Vão dizer que é choro de perdedor. Talvez seja mesmo. Ganhar é bom, não é? Nós não ganhamos. Não entramos na lista dos dez melhores espetáculos de teatro em 2015, feita pelo Globo.

Quando digo “nós”, refiro-me ao musical “Bilac vê estrelas”, que escrevi em parceria com Julia Romeu, com músicas (inéditas) de Nei Lopes. Um musical brasileiríssimo, que recebeu uma montanha de elogios em sua estreia no Teatro Sesc Ginástico, do Rio. “Bilac” ganhou seis indicações para o Prêmio Cesgranrio e uma para o Shell, sem falar no Prêmio Bibi Ferreira, de São Paulo, no qual teve sete indicações e levou dois prêmios – Melhor Musical Brasileiro e Melhor Música. O principal crítico do Globo, Macksen Luiz, deu ao nosso espetáculo a cotação “Ótimo”, coisa rara. E elogiou principalmente as músicas de Nei Lopes (e o que pode haver de mais fundamental em um musical?), dizendo: “São composições inspiradas, com letras inteligentes, plenamente integradas à ação e carregadas de humor e poesia. Um trabalho irretocável”. Mesmo assim, “Bilac” ficou fora da lista. Tudo bem, acontece. Não dá para reclamar. Ou dá?

Não pude deixar de ficar pensando no assunto, embora sob outro ângulo: será que “Bilac vê estrelas” já está meio esquecido, pelo fato de ter sido encenado em janeiro – isto é, há um ano? Será que tudo o que está mais próximo de nós tende a parecer maior, melhor, mais brilhante?

Porque no Brasil as coisas funcionam assim. Estamos sempre esquecendo hoje as lições que aprendemos ontem. Aquilo que aconteceu no mês passado, ou no semestre passado, tende a não existir mais. No ano passado, então, nem se fala. Não é à toa que, no Carnaval, são pouquíssimos os casos de escolas de samba que foram campeãs tendo desfilado no domingo. A campeã sempre, ou quase sempre, sai do desfile de segunda-feira. Porque, na segunda, o desfile de domingo já é uma lembrança esmaecida, que começa a se apagar.

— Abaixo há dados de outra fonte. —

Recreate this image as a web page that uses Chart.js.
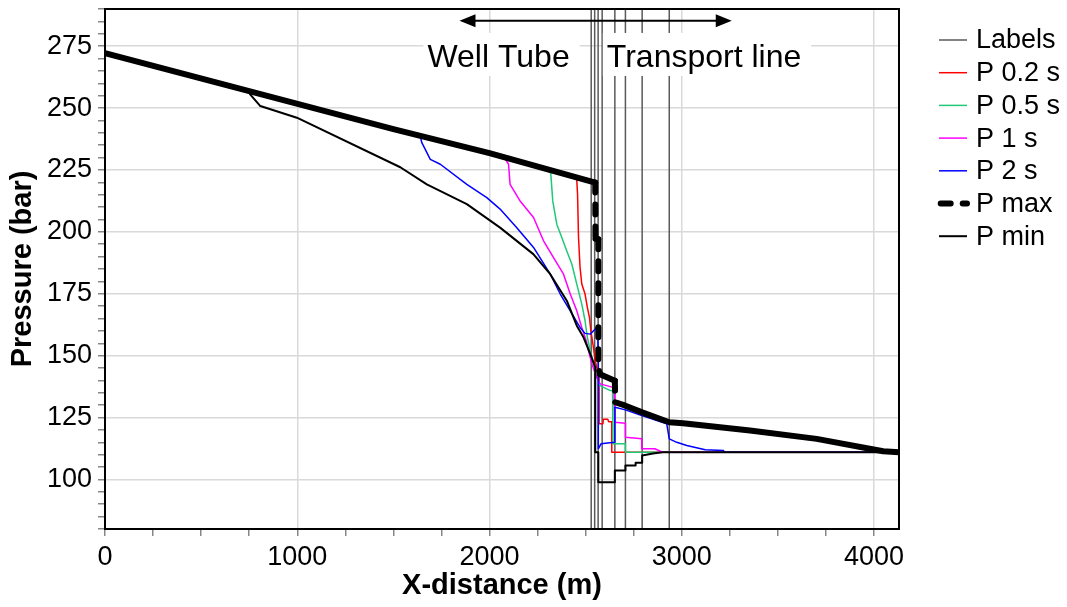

Então, é isso. Se for choro de perdedor, paciência. Não ter entrado na lista do Globo pelo menos me fez refletir sobre o nosso imediatismo. Porque é mais do que sabido que somos um povo sem memória. Alguém ainda se lembra por que íamos às ruas, aos milhões, em junho de 2013? O que era mesmo que queríamos? O que estávamos pedindo? Para que estávamos ali? E nossos desejos – foram atendidos?

Em dezembro daquele ano, ao voltar de uma viagem à Alemanha, escrevi um artigo, aqui mesmo no Globo, que teve bastante repercussão. Tinha o título de “Somos um povo fútil?” e está no meu site para quem se interessar  (http://heloisaseixas.com.br/somos-um-povo-futil/). Nele, eu chamava atenção para nossa falta de amor ao passado, nossa superficialidade, nossa tendência a ser um país de modismos – que adora celulares, mas não lê livros; que viaja para ir às compras, e não aos museus; que planta uma academia de ginástica em cada esquina, mas tem poucas bibliotecas; que é um dos campeões mundiais de cirurgia plástica, mas está sempre por baixo nos índices de educação. Um país que tende sempre a deixar para trás tudo o que ficou para trás.

Talvez seja por isso que estamos como estamos.